No, baseball is a game in which the truths are meted out slowly, and the cream truly rises to the top. Also, the sludge sinks to the bottom. That goes for players and it goes for teams. Over the six-month proving ground of the regular season, weaknesses will be exposed and exploited. Conversely, talent and depth will ultimately prevail. Always.

That said...(could you feel a "that said" coming on?)...this Mariners team has got something. To use a word I learned on a high-school vocabulary quiz and never forgot, something ineffable (Merriam-Webster: "Incapable of being expressed in words; indescribable"). You can discount all you want the benefits of comaraderie, cohesion, chemistry, et al. You can say it's all talent, and they're winning this year because they have better players, better defense, better pitching, a better vision from the front office of how to build a team (and keep adding to it), a better manager to execute it all. All that may well be true. But I've been doing this long enough to see teams -- not very often, which makes it more special -- that just have that special something that makes the sum greater than its parts. They almost seem to have some sort of spirit, or belief system, that elevates it. Something, well, ineffable. It becomes almost an organic thing, growing and multiplying. It builds upon itself and eventually becomes the reality.

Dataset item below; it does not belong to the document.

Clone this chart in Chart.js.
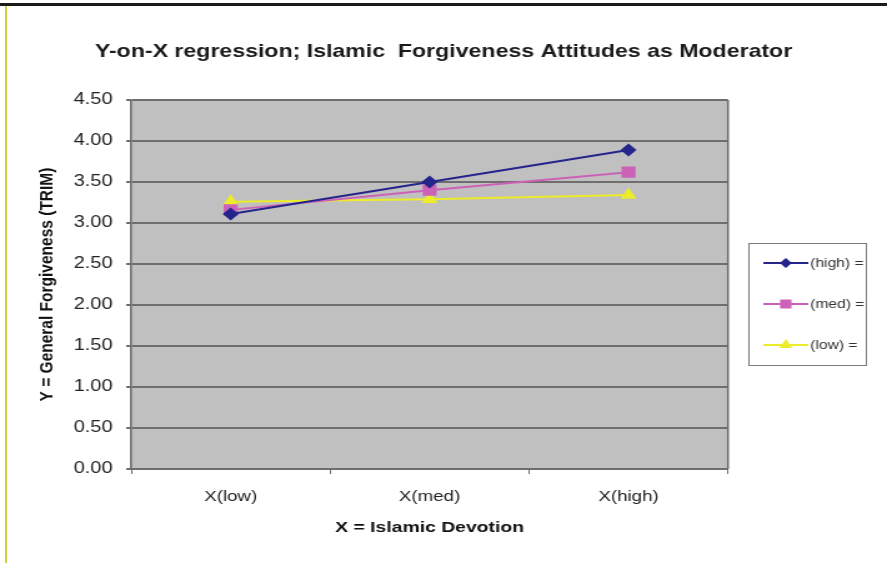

Yeah, I realize I'm sounding giddy. I'm doing what I cautioned against at the beginning of this post. I've probably (not probably; definitely) gotten carried away by the two ridiculous wins against the A's over the weekend, particularly Sunday's. I was at a restaurant, watching the end of the game on a nearby television while I sat with my family. When the Mariners fell behind 7-4 in the 13th, I pronounced, "Well, that one's over. We can eat now."

My wife said, "Have you forgotten what Yogi Berra said?"

I said, "You mean, "No one goes to that restaurant anymore. It's too crowded."?

Of course, the Berra-ism she had in mind was, "It ain't over 'til it's over."
I watch slack-jawed (not good eating etiquette to teach the kids, by the way) as the Mariners came back to tie the game. At that point I had no doubt they were going to win. Did anyone?

The Mariners may not win the division this year. They might not even finish .500. But at this precise point in time, I have given in. They have won me over. Mark it down: It happened at about 5:45 p.m., May 3, at the Red Robin in Factoria, over the bottomless fries and guacamole burger.

They have weaknesses that are well apparent. But they also have strengths that can compensate. They have the dynamic one-two punch at the top of the rotation that we all envisioned last year. They have a resurgent Jarrod Washburn, who can be a game-changer if he keeps pitching like this. They have a defense that helps make up for stretches of stagnant offense. They have a manager and coaching staff that can both relate to players and lay down the hammer when necessary. And they have a team that seems to like each other. A lot.

Will it be enough? Who knows. Will it all fall apart once the inevitable slump hits? Who knows. Will this post look foolish in August? Who knows.There are still five long, brutal months for the Mariners to be exposed.

For now, however, it's something to savor: A team playing to its potential, exceeding expectations, and turning skeptics into believers.